• _Instructions for the task_:
Extract, exactly, the lines from the line containing "What React, TypeScript" to the line containing "import * as", with both lines included and any pictures left out.

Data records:

+ + + + + + +

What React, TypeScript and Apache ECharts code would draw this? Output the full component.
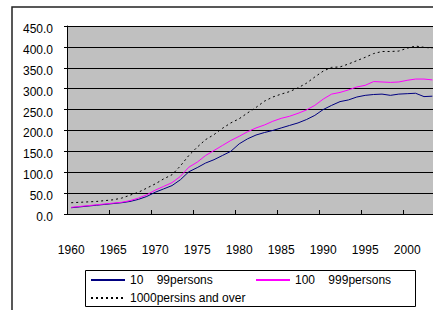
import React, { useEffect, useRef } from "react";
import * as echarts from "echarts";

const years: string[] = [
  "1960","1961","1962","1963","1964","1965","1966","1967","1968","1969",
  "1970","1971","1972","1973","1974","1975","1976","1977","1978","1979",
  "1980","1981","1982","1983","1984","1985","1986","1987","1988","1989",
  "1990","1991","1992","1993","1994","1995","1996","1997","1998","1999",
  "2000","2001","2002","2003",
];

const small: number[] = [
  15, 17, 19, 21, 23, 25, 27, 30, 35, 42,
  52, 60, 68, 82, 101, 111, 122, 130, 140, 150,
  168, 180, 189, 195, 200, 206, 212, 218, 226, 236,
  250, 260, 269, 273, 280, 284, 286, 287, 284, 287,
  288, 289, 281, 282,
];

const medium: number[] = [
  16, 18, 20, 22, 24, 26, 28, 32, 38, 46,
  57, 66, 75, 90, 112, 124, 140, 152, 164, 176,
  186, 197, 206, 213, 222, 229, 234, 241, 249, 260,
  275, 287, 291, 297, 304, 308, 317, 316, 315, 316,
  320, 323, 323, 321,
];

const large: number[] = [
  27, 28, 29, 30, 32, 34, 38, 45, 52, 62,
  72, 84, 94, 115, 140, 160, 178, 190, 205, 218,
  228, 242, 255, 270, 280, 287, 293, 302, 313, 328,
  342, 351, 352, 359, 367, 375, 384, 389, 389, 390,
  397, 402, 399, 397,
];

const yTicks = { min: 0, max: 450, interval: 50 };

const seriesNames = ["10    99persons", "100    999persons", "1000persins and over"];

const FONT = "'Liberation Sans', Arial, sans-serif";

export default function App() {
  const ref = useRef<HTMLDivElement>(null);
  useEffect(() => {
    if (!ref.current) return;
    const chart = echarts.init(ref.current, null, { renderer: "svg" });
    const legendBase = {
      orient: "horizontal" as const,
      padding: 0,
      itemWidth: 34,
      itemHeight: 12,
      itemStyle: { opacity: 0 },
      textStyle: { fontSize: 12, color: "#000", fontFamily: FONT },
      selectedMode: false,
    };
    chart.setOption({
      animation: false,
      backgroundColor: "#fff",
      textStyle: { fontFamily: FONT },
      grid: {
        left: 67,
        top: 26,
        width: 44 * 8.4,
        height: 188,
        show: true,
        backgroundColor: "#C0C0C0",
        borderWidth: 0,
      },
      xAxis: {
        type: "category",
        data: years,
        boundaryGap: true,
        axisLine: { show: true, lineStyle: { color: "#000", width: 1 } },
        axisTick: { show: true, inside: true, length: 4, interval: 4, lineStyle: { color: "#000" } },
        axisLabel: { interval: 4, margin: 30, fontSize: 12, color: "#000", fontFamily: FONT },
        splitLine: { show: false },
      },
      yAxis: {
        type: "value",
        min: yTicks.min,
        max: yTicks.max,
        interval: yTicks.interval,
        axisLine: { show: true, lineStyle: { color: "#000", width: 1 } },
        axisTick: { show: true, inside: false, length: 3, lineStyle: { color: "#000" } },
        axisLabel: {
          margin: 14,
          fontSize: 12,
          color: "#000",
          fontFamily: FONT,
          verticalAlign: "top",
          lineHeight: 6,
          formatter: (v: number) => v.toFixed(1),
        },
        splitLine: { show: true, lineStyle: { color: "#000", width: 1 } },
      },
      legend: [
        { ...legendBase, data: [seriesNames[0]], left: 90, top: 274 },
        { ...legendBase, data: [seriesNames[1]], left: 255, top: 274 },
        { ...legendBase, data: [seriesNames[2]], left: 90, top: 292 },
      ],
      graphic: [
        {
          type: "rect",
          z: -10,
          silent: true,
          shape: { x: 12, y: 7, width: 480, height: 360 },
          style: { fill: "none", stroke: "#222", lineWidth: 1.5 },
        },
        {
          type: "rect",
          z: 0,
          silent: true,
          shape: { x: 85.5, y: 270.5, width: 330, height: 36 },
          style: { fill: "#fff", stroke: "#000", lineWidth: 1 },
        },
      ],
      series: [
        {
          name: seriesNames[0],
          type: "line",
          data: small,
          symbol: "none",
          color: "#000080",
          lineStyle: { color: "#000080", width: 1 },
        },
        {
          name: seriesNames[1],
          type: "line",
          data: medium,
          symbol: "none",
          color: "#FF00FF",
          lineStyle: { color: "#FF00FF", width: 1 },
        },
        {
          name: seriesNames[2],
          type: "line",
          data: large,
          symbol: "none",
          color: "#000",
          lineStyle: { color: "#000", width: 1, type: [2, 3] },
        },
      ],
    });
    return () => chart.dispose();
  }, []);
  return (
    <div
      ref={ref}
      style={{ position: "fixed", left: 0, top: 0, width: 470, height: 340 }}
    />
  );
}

+ + + + + + +

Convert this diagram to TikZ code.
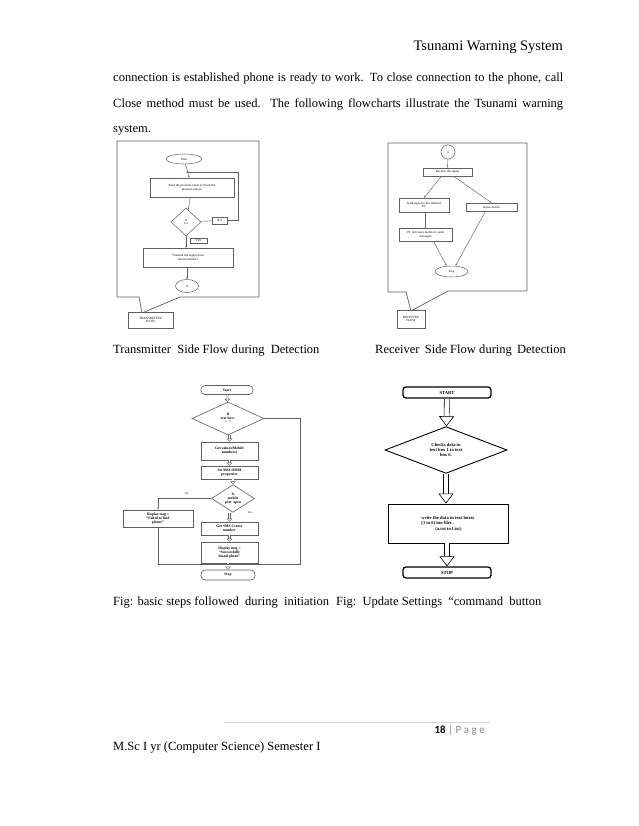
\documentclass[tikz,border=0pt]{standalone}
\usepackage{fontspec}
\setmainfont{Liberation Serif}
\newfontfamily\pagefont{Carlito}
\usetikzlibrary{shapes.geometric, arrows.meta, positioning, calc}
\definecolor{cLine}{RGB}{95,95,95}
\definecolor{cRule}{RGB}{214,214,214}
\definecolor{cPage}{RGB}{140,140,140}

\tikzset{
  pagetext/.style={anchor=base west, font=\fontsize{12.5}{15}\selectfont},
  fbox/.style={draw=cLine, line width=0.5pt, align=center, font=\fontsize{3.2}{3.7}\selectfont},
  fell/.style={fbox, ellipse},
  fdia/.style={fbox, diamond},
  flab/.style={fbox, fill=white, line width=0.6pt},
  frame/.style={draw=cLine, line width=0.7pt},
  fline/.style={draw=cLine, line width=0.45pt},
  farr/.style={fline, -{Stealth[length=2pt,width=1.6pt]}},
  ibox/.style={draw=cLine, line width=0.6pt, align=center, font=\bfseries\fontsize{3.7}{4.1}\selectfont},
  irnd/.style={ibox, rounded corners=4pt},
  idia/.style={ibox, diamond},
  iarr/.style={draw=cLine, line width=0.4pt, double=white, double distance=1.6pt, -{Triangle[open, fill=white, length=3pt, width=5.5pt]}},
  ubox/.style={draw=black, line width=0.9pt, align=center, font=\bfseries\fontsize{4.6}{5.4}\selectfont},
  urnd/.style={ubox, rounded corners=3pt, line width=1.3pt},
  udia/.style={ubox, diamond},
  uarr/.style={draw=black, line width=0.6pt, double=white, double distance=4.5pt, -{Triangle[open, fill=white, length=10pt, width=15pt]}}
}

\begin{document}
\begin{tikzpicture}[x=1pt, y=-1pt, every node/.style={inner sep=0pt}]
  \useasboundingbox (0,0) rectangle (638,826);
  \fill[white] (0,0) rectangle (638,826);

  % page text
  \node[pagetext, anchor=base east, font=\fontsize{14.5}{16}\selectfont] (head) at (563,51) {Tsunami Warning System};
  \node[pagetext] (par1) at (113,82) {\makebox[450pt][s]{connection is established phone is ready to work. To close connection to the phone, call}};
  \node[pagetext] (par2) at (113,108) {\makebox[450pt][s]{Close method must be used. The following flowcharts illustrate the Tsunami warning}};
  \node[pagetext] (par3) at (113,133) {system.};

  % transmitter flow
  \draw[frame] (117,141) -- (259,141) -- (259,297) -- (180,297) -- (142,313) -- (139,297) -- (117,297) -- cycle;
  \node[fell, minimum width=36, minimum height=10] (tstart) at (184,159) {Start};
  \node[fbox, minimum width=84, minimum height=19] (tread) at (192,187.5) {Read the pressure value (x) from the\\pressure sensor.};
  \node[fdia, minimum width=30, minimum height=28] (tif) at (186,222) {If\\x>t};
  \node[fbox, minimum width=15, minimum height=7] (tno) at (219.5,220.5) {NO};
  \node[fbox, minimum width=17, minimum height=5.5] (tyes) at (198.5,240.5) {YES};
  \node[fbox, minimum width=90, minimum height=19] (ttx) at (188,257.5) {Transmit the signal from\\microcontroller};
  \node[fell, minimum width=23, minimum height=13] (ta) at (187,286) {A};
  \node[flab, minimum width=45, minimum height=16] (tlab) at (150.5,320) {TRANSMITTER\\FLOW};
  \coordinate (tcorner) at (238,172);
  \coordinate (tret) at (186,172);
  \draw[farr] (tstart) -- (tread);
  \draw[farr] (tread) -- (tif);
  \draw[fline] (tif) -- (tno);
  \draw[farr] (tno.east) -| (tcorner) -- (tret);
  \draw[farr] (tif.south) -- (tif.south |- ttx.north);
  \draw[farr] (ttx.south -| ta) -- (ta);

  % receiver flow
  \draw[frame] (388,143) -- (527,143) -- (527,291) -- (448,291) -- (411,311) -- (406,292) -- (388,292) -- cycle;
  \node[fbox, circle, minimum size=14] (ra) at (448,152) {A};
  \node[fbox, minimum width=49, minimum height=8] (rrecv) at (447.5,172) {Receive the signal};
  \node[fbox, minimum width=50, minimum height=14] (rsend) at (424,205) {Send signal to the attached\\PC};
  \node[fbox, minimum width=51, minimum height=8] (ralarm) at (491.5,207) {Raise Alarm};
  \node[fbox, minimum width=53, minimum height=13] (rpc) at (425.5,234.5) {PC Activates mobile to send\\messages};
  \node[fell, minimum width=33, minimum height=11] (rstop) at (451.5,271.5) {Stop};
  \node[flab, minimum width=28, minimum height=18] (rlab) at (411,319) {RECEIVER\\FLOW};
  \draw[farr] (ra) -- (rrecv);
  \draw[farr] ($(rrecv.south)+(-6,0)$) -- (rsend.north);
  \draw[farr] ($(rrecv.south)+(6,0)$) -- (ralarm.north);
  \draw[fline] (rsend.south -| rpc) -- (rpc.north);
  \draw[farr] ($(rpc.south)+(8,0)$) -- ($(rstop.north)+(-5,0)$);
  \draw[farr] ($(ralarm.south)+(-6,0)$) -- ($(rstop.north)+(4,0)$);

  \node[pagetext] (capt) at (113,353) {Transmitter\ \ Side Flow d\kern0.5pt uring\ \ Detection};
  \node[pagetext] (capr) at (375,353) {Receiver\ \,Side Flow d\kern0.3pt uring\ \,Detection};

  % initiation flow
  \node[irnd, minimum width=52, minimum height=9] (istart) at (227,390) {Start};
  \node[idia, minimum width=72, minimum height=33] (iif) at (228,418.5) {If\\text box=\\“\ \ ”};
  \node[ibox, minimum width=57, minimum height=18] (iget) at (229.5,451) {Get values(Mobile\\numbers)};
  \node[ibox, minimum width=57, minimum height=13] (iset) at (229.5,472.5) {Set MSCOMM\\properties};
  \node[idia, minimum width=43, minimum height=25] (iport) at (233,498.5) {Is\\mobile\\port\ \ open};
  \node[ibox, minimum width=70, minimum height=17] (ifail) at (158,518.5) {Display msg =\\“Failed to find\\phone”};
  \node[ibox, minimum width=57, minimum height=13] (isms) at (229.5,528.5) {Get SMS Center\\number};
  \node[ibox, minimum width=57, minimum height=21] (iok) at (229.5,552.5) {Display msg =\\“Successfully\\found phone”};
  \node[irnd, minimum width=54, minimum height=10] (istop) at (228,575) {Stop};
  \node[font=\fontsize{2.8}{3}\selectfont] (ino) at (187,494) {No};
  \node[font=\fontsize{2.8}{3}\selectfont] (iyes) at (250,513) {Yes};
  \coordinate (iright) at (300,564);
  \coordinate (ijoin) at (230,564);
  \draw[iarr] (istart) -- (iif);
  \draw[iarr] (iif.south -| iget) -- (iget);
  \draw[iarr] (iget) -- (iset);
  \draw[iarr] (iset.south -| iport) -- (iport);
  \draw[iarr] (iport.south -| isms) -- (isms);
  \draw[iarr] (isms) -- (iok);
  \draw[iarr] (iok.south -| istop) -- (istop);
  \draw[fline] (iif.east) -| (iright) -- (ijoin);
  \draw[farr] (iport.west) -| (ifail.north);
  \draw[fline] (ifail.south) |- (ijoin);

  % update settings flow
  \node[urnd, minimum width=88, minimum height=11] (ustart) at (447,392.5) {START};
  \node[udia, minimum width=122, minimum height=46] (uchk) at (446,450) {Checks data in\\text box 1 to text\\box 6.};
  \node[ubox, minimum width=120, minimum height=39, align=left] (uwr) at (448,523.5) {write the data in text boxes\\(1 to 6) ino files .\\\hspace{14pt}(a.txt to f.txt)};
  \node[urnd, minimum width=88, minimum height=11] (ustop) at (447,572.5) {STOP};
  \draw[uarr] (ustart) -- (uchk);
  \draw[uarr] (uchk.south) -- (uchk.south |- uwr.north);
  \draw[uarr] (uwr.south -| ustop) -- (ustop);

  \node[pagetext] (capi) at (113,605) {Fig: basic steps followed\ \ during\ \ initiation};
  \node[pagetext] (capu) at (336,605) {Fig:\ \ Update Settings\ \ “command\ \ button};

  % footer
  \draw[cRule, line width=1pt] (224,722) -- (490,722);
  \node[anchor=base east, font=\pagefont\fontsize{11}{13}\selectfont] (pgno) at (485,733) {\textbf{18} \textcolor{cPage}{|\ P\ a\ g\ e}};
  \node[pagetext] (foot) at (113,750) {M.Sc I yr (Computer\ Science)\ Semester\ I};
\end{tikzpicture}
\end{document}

+ + + + + + +

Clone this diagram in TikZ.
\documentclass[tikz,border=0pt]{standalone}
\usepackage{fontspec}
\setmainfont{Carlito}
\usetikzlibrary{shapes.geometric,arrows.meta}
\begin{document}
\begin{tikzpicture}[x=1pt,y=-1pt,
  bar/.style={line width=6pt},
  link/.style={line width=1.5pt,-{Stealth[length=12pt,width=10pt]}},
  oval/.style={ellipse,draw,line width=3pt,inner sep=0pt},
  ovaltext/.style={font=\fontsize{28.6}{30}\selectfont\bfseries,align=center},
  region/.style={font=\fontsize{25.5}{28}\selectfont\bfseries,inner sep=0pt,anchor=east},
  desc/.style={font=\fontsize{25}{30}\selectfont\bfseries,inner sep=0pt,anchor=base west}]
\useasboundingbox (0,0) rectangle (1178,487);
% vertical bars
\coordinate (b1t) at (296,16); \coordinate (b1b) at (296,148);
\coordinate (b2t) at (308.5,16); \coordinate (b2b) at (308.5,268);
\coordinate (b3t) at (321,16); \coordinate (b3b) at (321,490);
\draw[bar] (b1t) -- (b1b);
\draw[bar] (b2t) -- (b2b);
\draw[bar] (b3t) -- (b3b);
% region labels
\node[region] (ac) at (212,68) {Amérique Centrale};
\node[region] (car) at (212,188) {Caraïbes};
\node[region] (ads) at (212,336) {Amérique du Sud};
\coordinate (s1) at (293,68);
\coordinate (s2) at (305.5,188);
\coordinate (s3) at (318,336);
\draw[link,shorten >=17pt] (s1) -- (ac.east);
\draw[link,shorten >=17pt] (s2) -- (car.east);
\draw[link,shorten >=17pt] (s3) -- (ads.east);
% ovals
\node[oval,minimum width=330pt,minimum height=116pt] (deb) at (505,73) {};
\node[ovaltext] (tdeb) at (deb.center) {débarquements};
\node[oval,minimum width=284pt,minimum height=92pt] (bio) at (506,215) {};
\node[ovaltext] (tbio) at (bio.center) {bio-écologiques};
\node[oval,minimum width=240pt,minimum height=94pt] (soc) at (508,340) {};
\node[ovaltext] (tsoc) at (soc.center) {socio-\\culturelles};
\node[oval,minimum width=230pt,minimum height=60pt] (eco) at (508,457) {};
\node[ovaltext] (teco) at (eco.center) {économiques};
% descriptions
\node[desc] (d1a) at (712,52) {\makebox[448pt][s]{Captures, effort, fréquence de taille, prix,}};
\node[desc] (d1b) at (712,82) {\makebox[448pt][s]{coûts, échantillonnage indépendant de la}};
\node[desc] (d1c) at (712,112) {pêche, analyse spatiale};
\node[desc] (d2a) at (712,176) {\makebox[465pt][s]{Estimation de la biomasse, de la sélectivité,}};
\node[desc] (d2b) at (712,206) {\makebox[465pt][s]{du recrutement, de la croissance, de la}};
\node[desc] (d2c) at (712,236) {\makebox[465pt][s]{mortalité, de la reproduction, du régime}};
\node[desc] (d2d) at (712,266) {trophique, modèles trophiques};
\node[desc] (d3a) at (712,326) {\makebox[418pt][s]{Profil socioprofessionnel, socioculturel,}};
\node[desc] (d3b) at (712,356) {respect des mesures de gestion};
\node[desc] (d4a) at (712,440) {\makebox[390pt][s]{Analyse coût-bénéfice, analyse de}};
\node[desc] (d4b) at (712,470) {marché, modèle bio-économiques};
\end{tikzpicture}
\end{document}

+ + + + + + +

• _Result for this exercise_:
What React, TypeScript and Apache ECharts code would draw this? Output the full component.
import React, { useEffect, useRef } from "react";
import * as echarts from "echarts";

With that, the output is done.